To the secular mind, the foster father of Jesus is a loser. Thus if, as Christianity asserts, Jesus was conceived only by the Holy Spirit and if, as the Catholic and Orthodox churches teach, Mary remained ever-virgin, then Joseph was a cuckold and probably a rather frustrated one at that. Other than the early death some traditions ascribe to him, his consolation must have been that his rival was God. One isn't quite so much the loser if it's impossible to win. Yet the fact that many Catholics even these days will bury a statue of him in their back yard so that their houses will sell better doesn't exactly enhance the man's stature.
Superstition aside, the Church sees things very much otherwise. When I was a child, I learned that Joseph is patron saint of families, of fathers, and of the universal Church. Why indeed does the Church venerate him so much that he gets a liturgical "solemnity" of his own, or what used to be called a "first-class feast"? I note that there is no record of devotion to him in the early Church. In that period he is completely overshadowed: first by the divine Child who was given into his care for a time, and then by his sinless wife, who is also greater than he though not of course divine. His cult is an almost exclusively Western thing and becomes noticeable only in the Middle Ages. It reached its apogee so far during the 20th century. Yet very few Catholics know what I just learned myself today: that two papal encyclicals have been devoted to St. Joseph: one by Leo XIII and one by John Paul II! I don't know of any member of the communion of saints other than the Virgin herself who has enjoyed such press from the Servi Servorum Dei. What gives?
Well, I have no greater wisdom to add to those of the two aforementioned popes. I am not as great and wise as they and you can read their stuff—which I have thoughtfully linked—for yourself. But I do have an observation that I think timely and necessary.
We live in a time when fatherhood is in eclipse. Indeed it is now socially acceptable to ridicule the distinctively male, even as it is no longer socially acceptable to ridicule the distinctively female. Something is terribly wrong and needs to be righted. What St. John called "the world" is not going to do that. It needs to be done by the children of light. St. Joseph points the way.

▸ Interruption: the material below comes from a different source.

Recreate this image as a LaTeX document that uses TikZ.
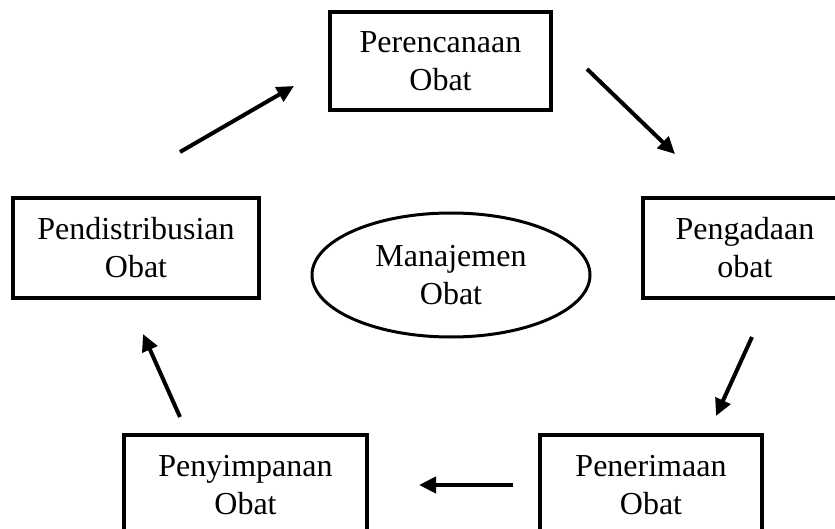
\documentclass[tikz,border=0pt]{standalone}
\usepackage{fontspec}
\setmainfont{Liberation Serif}
\usetikzlibrary{arrows.meta,shapes.geometric}
\begin{document}
\begin{tikzpicture}[x=1pt,y=-1pt,
  stagebox/.style={draw,line width=3.5pt,rectangle,align=center,
    font=\fontsize{32}{38}\selectfont,inner sep=0pt},
  hub/.style={draw,line width=3pt,ellipse,align=center,
    font=\fontsize{32}{38}\selectfont,inner sep=0pt},
  flow/.style={line width=4pt,-{Triangle[length=17pt,width=16pt]}}]
\useasboundingbox (0,0) rectangle (835,529);
\clip (0,0) rectangle (835,529);
\node[stagebox,minimum width=221pt,minimum height=98pt] (ren) at (440.5,61) {Perencanaan\\Obat};
\node[stagebox,minimum width=204pt,minimum height=100pt] (ada) at (745,248) {Pengadaan\\obat};
\node[stagebox,minimum width=246pt,minimum height=100pt] (dis) at (136,248) {Pendistribusian\\Obat};
\node[stagebox,minimum width=222pt,minimum height=100pt] (ter) at (651,485) {Penerimaan\\Obat};
\node[stagebox,minimum width=243pt,minimum height=100pt] (sim) at (245.5,485) {Penyimpanan\\Obat};
\node[hub,minimum width=278pt,minimum height=124pt] (man) at (451,275) {Manajemen\\Obat};
\coordinate (a1s) at (180,152);
\coordinate (a1e) at (294,86);
\coordinate (a2s) at (587,69);
\coordinate (a2e) at (675,154);
\coordinate (a3s) at (752,337);
\coordinate (a3e) at (716,416);
\coordinate (a4s) at (513,485);
\coordinate (a4e) at (419,485);
\coordinate (a5s) at (180,417);
\coordinate (a5e) at (143,334);
\draw[flow] (a1s) -- (a1e);
\draw[flow] (a2s) -- (a2e);
\draw[flow] (a3s) -- (a3e);
\draw[flow] (a4s) -- (a4e);
\draw[flow] (a5s) -- (a5e);
\end{tikzpicture}
\end{document}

Unlike English, Latin has two words for 'father': genitor, meaning 'begetter', and pater, meaning 'father' in a spiritually fuller sense. That is well. Begetting a child is easy and fun; any animal can do it, and some do it better than humans do. Actually being a father is hard, but ultimately more rewarding. Nowadays, however, fatherhood in both senses is widely questioned. We have artificial reproduction and someday will be able to have completely fatherless reproduction. There are many, many single-mother households: some by paternal choice, more by maternal. While some women ask whether men are necessary at all, the fact is that the social costs of fatherlessness are enormous and well-documented. If our civilization is to survive and thrive, true fatherhood needs to be strengthened. In order to do that, those who have joyfully accepted divine revelation in and through the person of Jesus Christ need to understand the spiritual significance of his maleness. His foster father shows that significance by his example. Men don't need to be Messiahs to be men; they need only recapitulate his love in their own small ways.
Joseph was pater to Jesus, not genitor. He performed that mission in exemplary fashion despite having no natural motive for doing so. He did his duty out of sheer obedience to God—and then he got out of the way. Total selflessness. Such sacrifice is no doubt what made him great among the saints in heaven who help us on earth: when the seed falls to the ground and dies, it bears much fruit. Ephesians 5 gives us that same model for marriage. The headship of husbands and fathers does not consist in being superior to their wives and children: Joseph was inferior to his wife and child. Indeed he served them—by providing and protecting. Only authority so earned is credible.
That is what so many men fail to understand and so many women despair of finding in men. That's what we so desperately need more of today. Let us men invoke St. Joseph's aid in becoming more like him.